Here's the Roussell's front. Love that star!


----------



## PhilaJDH (Jan 23, 2013)

Roussel Reverse


----------



## PhilaJDH (Jan 23, 2013)

Dyottville Glass Works Brown Stout


----------



## PhilaJDH (Jan 23, 2013)

Oops. Hopefully this one isn't sideways.


----------



## PhilaJDH (Jan 23, 2013)

stupid pictures...very frustrating. How come I can't edit my other posts and add the correct picture files? 

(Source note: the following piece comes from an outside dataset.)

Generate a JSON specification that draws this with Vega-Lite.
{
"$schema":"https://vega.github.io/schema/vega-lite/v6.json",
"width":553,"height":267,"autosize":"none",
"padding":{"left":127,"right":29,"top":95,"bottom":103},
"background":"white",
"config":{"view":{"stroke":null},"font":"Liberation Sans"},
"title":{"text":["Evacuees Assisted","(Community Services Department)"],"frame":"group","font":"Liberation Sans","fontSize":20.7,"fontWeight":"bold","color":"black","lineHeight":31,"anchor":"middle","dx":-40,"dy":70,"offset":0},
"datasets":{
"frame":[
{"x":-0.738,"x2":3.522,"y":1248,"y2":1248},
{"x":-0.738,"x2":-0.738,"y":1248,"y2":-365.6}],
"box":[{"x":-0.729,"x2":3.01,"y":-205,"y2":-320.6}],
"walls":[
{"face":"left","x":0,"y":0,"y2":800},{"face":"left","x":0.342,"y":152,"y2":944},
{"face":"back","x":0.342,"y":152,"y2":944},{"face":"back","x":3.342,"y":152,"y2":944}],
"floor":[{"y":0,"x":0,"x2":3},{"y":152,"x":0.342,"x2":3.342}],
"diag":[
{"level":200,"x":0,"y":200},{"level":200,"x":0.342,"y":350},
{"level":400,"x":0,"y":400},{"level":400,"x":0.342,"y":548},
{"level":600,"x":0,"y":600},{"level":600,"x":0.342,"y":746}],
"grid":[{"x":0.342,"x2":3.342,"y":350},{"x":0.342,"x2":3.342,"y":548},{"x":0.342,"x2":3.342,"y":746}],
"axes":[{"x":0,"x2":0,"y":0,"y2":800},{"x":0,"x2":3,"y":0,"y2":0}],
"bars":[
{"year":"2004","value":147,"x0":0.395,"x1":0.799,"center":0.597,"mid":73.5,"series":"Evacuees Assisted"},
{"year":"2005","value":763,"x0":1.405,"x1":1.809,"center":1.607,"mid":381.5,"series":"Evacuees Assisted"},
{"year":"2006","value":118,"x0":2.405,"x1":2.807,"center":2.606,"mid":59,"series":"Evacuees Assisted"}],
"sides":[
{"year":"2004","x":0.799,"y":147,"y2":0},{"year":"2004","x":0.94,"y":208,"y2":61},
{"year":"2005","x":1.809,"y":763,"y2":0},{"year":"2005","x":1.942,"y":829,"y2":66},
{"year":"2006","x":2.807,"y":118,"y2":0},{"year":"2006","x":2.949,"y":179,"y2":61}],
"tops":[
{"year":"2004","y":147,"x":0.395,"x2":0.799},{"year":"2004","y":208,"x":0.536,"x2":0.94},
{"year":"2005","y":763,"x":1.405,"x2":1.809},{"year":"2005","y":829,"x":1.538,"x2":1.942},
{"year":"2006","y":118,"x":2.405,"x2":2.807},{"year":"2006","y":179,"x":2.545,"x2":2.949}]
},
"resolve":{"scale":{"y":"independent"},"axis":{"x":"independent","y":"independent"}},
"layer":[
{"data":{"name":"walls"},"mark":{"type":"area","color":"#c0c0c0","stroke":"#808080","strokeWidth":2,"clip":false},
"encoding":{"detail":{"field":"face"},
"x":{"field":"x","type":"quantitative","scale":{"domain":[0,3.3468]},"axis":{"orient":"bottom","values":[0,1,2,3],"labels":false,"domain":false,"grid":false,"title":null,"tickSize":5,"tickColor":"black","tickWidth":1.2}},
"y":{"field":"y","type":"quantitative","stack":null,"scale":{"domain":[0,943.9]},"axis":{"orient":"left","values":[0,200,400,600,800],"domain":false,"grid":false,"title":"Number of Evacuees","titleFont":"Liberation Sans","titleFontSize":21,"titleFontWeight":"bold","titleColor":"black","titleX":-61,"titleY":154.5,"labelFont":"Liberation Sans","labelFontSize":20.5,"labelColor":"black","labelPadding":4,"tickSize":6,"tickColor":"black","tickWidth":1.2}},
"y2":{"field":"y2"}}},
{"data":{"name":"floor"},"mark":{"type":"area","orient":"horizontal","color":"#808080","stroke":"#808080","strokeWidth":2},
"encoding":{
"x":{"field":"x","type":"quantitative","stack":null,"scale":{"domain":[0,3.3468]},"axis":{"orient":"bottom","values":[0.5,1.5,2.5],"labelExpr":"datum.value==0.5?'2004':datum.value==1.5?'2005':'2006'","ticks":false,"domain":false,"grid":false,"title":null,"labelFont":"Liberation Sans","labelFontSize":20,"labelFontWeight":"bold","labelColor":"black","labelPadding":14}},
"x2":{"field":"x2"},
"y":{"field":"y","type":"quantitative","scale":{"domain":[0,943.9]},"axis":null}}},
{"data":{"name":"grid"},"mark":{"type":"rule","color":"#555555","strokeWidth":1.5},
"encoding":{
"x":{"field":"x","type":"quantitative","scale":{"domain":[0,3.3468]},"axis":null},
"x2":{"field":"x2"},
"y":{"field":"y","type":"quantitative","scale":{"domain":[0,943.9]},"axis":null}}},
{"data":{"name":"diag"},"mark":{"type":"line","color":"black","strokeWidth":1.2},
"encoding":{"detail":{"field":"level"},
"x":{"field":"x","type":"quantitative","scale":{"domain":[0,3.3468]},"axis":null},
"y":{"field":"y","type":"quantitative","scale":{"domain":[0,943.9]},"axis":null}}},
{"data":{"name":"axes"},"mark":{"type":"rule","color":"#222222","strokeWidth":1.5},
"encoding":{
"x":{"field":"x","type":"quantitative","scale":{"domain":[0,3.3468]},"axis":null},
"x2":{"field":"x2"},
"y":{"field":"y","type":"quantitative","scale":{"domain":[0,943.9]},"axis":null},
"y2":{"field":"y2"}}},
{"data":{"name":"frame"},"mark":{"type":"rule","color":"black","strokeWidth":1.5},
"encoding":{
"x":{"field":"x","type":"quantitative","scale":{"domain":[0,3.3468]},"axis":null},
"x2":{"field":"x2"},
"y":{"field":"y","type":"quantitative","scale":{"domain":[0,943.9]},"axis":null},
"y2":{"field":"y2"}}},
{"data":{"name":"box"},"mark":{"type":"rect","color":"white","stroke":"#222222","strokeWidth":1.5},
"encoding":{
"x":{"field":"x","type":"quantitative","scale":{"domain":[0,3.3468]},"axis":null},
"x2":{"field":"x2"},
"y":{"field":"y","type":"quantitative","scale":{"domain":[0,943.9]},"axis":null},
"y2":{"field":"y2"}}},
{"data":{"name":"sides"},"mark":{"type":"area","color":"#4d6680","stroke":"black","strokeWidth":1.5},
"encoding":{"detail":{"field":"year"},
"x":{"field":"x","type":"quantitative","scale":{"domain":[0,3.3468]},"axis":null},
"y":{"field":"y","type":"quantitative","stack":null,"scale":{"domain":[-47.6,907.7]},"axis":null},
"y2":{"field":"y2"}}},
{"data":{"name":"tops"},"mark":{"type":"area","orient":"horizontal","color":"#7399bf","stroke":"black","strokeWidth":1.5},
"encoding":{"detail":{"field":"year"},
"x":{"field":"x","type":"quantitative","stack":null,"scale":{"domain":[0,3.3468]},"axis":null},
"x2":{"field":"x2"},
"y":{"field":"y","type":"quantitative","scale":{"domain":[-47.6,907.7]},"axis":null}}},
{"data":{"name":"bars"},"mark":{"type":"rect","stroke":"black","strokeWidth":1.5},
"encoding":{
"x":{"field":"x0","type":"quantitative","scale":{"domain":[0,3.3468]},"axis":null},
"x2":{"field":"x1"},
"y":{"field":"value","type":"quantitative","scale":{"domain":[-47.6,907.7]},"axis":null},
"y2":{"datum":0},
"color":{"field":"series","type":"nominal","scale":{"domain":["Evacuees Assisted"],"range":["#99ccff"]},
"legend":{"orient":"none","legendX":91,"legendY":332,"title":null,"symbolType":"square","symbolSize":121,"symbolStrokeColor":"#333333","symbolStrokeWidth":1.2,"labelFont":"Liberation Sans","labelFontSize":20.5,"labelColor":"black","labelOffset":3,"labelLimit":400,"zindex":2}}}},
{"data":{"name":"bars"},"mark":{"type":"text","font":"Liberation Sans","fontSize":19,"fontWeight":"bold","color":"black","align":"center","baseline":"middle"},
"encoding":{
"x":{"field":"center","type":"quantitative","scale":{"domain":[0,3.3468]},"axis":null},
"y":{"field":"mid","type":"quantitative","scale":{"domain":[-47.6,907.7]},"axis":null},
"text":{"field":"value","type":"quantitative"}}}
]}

 Anyway, I think this should do it...


----------



## PhilaJDH (Jan 23, 2013)

Roussel Reverse


----------



## PhilaJDH (Jan 23, 2013)

Brown Stout and Twitchell


----------



## PhilaJDH (Jan 23, 2013)

P. Divine. Smooth base. This bottle has some strange anomalies that I'm going to post in the "what is it" section.


----------



## epackage (Jan 23, 2013)

Nice stuff indeed...[]


----------



## madpaddla (Jan 23, 2013)

I took these pics over the weekend.  Hope you dont mind me posting some squat pics I took?  Great bottles btw.


----------



## madpaddla (Jan 23, 2013)

New England


----------



## madpaddla (Jan 23, 2013)

Some new ones for 2013.


----------



## cacarpetbagger (Jan 23, 2013)

> ORIGINAL:  PhilaJDH
> 
> Good morning!
> 
> Sun was shining strong through my window this morning so I thought I'd snap a couple photos. Here's two pontiled mineral waters, a pontiled Brown Stout, and a smooth base philly squat. These are some of my favorite bottles in my collection.

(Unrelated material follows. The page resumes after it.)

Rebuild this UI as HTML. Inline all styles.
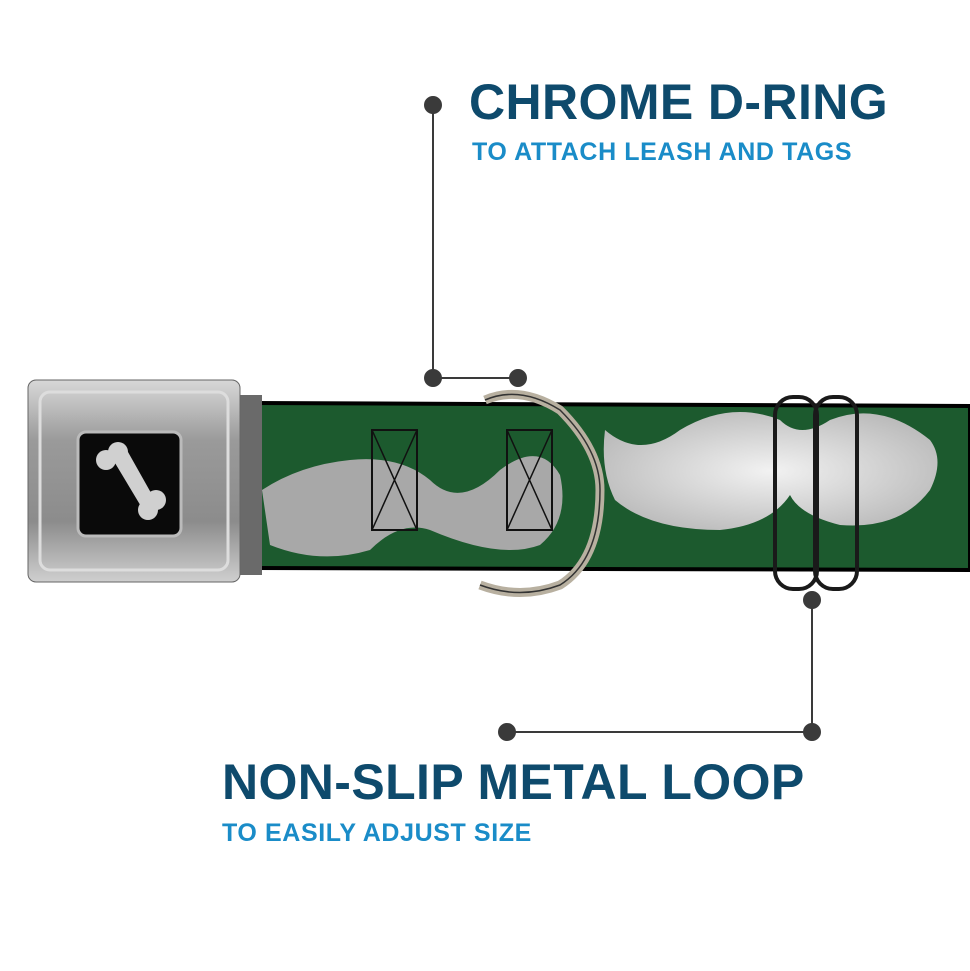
<!DOCTYPE html>
<html><head><style>
body{margin:0;width:970px;height:971px;background:#fff;position:relative;overflow:hidden;font-family:"Liberation Sans",sans-serif}
.t{position:absolute;font-weight:bold;white-space:nowrap}
</style></head><body>
<svg width="970" height="971" style="position:absolute;left:0;top:0">
<defs>
<linearGradient id="bk" x1="0" y1="0" x2="0" y2="1">
<stop offset="0" stop-color="#d8d8d8"/><stop offset="0.3" stop-color="#9a9a9a"/><stop offset="0.7" stop-color="#8c8c8c"/><stop offset="1" stop-color="#cfcfcf"/></linearGradient>
<radialGradient id="ms" cx="0.5" cy="0.5" r="0.6"><stop offset="0" stop-color="#f2f2f2"/><stop offset="1" stop-color="#b8b8b8"/></radialGradient>
</defs>
<path d="M250 403 L970 406 L970 570 L250 568 Q240 485 250 403Z" fill="#1c5a2e" stroke="#000" stroke-width="4"/>
<rect x="222" y="395" width="40" height="180" fill="#6a6a6a"/>
<path d="M262 490 Q300 465 350 460 Q400 455 430 480 Q460 510 500 470 Q540 440 560 475 Q570 520 540 545 Q500 560 430 530 Q400 520 370 550 Q320 565 270 545 Z" fill="#a8a8a8"/>
<path d="M605 430 Q640 460 680 430 Q730 400 780 420 Q800 440 830 420 Q880 400 930 440 Q945 460 930 490 Q900 530 840 525 Q800 515 790 495 Q770 525 720 530 Q650 530 615 500 Q600 470 605 430Z" fill="url(#ms)"/>
<rect x="372" y="430" width="45" height="100" fill="none" stroke="#111" stroke-width="2"/>
<path d="M372 430 L417 530 M417 430 L372 530" stroke="#111" stroke-width="1.5"/>
<rect x="507" y="430" width="45" height="100" fill="none" stroke="#111" stroke-width="2"/>
<path d="M507 430 L552 530 M552 430 L507 530" stroke="#111" stroke-width="1.5"/>
<path d="M485 400 Q520 385 560 410 Q600 450 600 490 Q600 560 560 585 Q520 600 480 585" fill="none" stroke="#b8b0a0" stroke-width="9"/>
<path d="M485 400 Q520 385 560 410 Q600 450 600 490 Q600 560 560 585 Q520 600 480 585" fill="none" stroke="#333" stroke-width="1.5"/>
<rect x="775" y="397" width="42" height="192" rx="18" fill="none" stroke="#1a1a1a" stroke-width="4"/>
<rect x="815" y="397" width="42" height="192" rx="18" fill="none" stroke="#1a1a1a" stroke-width="4"/>
<rect x="28" y="380" width="212" height="202" rx="8" fill="url(#bk)" stroke="#666"/>
<rect x="40" y="392" width="188" height="178" rx="10" fill="none" stroke="#ddd" stroke-width="3"/>
<rect x="78" y="432" width="103" height="104" rx="8" fill="#0a0a0a" stroke="#bbb" stroke-width="3"/>
<g fill="#d0d0d0">
<circle cx="106" cy="460" r="10"/><circle cx="118" cy="452" r="10"/>
<circle cx="148" cy="510" r="10"/><circle cx="156" cy="500" r="10"/>
<path d="M112 458 L128 452 L155 500 L142 508Z"/>
</g>
<g stroke="#3a3a3a" stroke-width="2" fill="#3a3a3a">
<line x1="433" y1="105" x2="433" y2="378"/><line x1="433" y1="378" x2="518" y2="378"/>
<line x1="812" y1="600" x2="812" y2="732"/><line x1="507" y1="732" x2="812" y2="732"/>
<circle cx="433" cy="105" r="8"/><circle cx="433" cy="378" r="8"/><circle cx="518" cy="378" r="8"/>
<circle cx="812" cy="600" r="8"/><circle cx="812" cy="732" r="8"/><circle cx="507" cy="732" r="8"/>
</g>
</svg>
<div class="t" style="left:469px;top:73px;font-size:50px;color:#0e4a6c;letter-spacing:0.4px">CHROME D-RING</div>
<div class="t" style="left:472px;top:138px;font-size:25px;color:#1a8cc8;letter-spacing:0.6px">TO ATTACH LEASH AND TAGS</div>
<div class="t" style="left:222px;top:753px;font-size:50px;color:#0e4a6c;letter-spacing:0.4px">NON-SLIP METAL LOOP</div>
<div class="t" style="left:222px;top:819px;font-size:25px;color:#1a8cc8;letter-spacing:0.6px">TO EASILY ADJUST SIZE</div>
</body></html>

 I can see why those are some of your favorites, all nice bottles.  I also liked the others squats posted.


----------



## buzzkutt033 (Jan 23, 2013)

thanx for the eye candy folks !! i guess i'm partial to the brown stout, it has a 
 nice top on it. the unembossed green 8 sider is nice also....

 the pony carl schultz is pretty cool too !!

 thanx again.....

 jim


----------



## sandchip (Jan 23, 2013)

Great stuff, everybody.


----------



## PhilaJDH (Jan 23, 2013)

> ORIGINAL:  madpaddla
> 
> New England


 Love that middle one. Looks like candy!


----------



## GACDIG (Jan 24, 2013)

All nice squats and others............. []


----------



## Road Dog (Jan 24, 2013)

> ORIGINAL:  PhilaJDH
> 
> stupid pictures...very frustrating. How come I can't edit my other posts and add the correct picture files?
> 
> Anyway, I think this should do it...


 

 Nice Roussel.


----------



## PhilaJDH (Jan 24, 2013)

> ORIGINAL:  Road Dog
> 
> 
> 
> ...


 
 Thanks. I hope I get to dig something of this caliber again. What an exciting find.


----------